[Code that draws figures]
■ ■ ■

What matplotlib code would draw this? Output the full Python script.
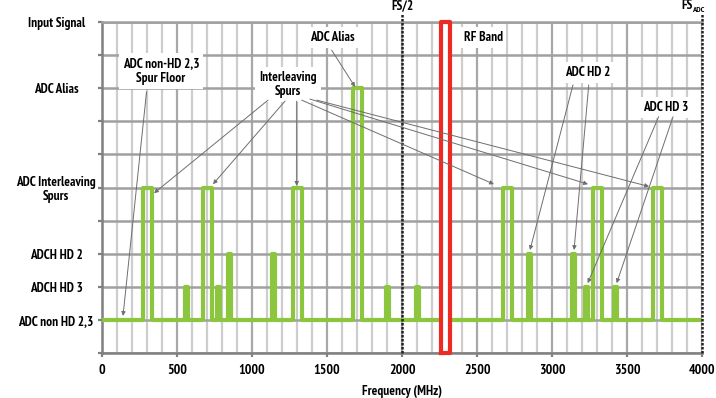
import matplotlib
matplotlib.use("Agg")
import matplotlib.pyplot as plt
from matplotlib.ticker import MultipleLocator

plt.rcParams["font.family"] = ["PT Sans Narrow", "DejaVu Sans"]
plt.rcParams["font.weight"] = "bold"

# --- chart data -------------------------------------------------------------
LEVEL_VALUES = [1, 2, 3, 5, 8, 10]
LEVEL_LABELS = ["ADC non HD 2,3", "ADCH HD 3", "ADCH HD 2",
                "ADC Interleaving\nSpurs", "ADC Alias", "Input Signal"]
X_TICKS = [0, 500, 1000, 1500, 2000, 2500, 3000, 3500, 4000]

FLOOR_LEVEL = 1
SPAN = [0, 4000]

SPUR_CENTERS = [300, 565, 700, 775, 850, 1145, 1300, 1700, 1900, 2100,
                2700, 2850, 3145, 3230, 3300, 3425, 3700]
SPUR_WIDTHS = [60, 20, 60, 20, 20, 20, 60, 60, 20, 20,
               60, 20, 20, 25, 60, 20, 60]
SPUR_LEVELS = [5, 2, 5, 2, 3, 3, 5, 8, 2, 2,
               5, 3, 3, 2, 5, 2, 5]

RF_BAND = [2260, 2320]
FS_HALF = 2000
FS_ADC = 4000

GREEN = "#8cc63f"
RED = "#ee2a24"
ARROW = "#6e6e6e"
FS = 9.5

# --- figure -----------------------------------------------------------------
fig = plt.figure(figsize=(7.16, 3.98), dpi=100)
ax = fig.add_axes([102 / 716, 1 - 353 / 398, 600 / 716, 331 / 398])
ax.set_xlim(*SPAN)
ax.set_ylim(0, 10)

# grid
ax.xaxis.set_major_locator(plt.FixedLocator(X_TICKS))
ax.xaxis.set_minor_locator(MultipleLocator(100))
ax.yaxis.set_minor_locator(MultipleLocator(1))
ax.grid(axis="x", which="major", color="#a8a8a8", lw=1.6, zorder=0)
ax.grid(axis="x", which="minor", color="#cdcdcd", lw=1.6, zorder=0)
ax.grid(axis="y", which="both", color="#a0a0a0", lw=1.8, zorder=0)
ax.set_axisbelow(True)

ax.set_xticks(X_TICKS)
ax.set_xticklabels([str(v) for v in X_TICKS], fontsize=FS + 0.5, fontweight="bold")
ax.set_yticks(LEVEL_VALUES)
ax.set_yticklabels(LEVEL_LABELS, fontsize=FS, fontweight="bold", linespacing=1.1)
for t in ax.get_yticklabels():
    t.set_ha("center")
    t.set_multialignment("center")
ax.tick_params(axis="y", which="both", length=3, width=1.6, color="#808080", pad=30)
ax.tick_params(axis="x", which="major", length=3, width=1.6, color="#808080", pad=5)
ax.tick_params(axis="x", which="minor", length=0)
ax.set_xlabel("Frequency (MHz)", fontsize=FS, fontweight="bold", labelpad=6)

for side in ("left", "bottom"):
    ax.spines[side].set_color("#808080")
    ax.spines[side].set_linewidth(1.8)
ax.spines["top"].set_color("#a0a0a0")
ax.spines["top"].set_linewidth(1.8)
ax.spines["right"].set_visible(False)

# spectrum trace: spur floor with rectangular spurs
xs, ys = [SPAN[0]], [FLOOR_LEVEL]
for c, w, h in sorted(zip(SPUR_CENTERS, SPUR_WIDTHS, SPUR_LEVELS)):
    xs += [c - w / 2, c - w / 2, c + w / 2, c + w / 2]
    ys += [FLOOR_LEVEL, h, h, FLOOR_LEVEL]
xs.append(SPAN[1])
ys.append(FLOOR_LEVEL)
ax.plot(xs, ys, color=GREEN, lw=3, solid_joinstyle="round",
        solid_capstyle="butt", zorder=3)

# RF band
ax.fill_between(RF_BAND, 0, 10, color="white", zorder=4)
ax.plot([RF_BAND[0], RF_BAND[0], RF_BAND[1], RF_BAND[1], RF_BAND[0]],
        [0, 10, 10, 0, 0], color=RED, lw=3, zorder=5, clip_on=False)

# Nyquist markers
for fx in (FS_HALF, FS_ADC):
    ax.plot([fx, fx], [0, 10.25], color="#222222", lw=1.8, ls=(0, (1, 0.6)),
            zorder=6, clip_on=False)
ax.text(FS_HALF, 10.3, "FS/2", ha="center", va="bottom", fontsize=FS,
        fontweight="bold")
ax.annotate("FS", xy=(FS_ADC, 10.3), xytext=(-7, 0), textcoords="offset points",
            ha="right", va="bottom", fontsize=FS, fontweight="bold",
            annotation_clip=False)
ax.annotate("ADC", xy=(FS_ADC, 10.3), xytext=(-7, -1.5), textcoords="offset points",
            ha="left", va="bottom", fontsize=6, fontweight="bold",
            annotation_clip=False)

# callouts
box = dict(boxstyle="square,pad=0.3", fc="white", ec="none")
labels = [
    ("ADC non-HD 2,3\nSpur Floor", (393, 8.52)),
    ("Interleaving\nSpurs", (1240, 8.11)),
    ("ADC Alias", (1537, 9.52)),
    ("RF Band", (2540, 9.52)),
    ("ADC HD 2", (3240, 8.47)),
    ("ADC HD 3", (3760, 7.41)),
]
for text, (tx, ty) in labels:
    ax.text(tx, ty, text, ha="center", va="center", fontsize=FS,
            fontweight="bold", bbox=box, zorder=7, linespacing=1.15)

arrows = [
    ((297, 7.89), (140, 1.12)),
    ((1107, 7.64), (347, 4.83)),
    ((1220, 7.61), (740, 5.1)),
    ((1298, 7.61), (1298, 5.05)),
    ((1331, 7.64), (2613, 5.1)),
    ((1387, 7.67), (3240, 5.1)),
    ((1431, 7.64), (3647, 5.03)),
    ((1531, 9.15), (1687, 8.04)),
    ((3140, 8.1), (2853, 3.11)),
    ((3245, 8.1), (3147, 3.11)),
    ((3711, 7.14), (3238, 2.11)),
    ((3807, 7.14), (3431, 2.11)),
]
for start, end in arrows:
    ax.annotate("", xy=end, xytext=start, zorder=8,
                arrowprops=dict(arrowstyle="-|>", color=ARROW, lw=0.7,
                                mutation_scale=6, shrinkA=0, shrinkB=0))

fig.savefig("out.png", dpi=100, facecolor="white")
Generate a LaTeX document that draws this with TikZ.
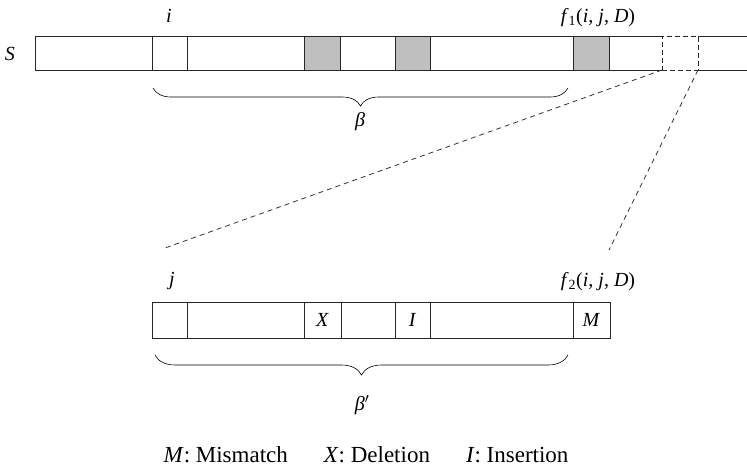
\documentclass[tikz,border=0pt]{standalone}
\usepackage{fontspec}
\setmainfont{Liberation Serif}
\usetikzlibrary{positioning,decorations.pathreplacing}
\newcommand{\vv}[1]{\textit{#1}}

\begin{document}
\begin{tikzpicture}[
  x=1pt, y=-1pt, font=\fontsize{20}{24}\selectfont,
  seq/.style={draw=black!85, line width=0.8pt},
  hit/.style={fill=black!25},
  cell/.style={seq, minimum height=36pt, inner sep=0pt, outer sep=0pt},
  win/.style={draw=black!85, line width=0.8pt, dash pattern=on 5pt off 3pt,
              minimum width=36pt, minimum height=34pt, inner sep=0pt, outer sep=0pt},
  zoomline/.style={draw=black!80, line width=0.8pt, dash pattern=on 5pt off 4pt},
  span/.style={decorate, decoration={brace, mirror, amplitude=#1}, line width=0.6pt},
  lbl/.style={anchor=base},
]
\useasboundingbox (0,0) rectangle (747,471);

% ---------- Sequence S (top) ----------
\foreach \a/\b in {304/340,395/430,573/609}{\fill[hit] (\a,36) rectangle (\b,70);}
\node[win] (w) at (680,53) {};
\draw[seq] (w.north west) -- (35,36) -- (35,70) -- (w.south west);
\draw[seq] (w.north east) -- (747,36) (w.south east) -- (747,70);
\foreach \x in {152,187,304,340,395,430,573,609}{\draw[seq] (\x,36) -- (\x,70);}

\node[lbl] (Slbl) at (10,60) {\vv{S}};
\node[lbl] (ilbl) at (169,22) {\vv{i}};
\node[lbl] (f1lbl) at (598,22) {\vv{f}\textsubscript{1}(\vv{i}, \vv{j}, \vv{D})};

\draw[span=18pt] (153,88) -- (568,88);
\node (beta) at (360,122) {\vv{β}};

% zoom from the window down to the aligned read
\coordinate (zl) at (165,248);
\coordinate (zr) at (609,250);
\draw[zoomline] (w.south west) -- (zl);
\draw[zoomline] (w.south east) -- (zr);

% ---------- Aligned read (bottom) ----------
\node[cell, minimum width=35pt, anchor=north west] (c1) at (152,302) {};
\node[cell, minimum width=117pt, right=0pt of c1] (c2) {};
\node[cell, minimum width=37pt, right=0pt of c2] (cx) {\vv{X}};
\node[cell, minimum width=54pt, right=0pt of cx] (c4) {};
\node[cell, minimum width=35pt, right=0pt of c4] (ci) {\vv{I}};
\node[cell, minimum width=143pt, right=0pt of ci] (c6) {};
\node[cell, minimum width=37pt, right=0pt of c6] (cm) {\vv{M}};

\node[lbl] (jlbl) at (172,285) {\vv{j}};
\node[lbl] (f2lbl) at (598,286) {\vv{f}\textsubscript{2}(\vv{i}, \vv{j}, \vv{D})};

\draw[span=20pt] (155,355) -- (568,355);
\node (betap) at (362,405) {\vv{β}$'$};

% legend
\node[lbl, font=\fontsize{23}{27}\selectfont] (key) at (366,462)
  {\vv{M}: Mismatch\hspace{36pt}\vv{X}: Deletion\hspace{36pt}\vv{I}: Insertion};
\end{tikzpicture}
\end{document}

■ ■ ■

§ **TASK TO COMPLETE**
Can the lines from the start of the records through the line with "SPAN = [0, 4000]" be given again exactly, with the pictures left out?

§ **ANSWER**
What matplotlib code would draw this? Output the full Python script.
import matplotlib
matplotlib.use("Agg")
import matplotlib.pyplot as plt
from matplotlib.ticker import MultipleLocator

plt.rcParams["font.family"] = ["PT Sans Narrow", "DejaVu Sans"]
plt.rcParams["font.weight"] = "bold"

# --- chart data -------------------------------------------------------------
LEVEL_VALUES = [1, 2, 3, 5, 8, 10]
LEVEL_LABELS = ["ADC non HD 2,3", "ADCH HD 3", "ADCH HD 2",
                "ADC Interleaving\nSpurs", "ADC Alias", "Input Signal"]
X_TICKS = [0, 500, 1000, 1500, 2000, 2500, 3000, 3500, 4000]

FLOOR_LEVEL = 1
SPAN = [0, 4000]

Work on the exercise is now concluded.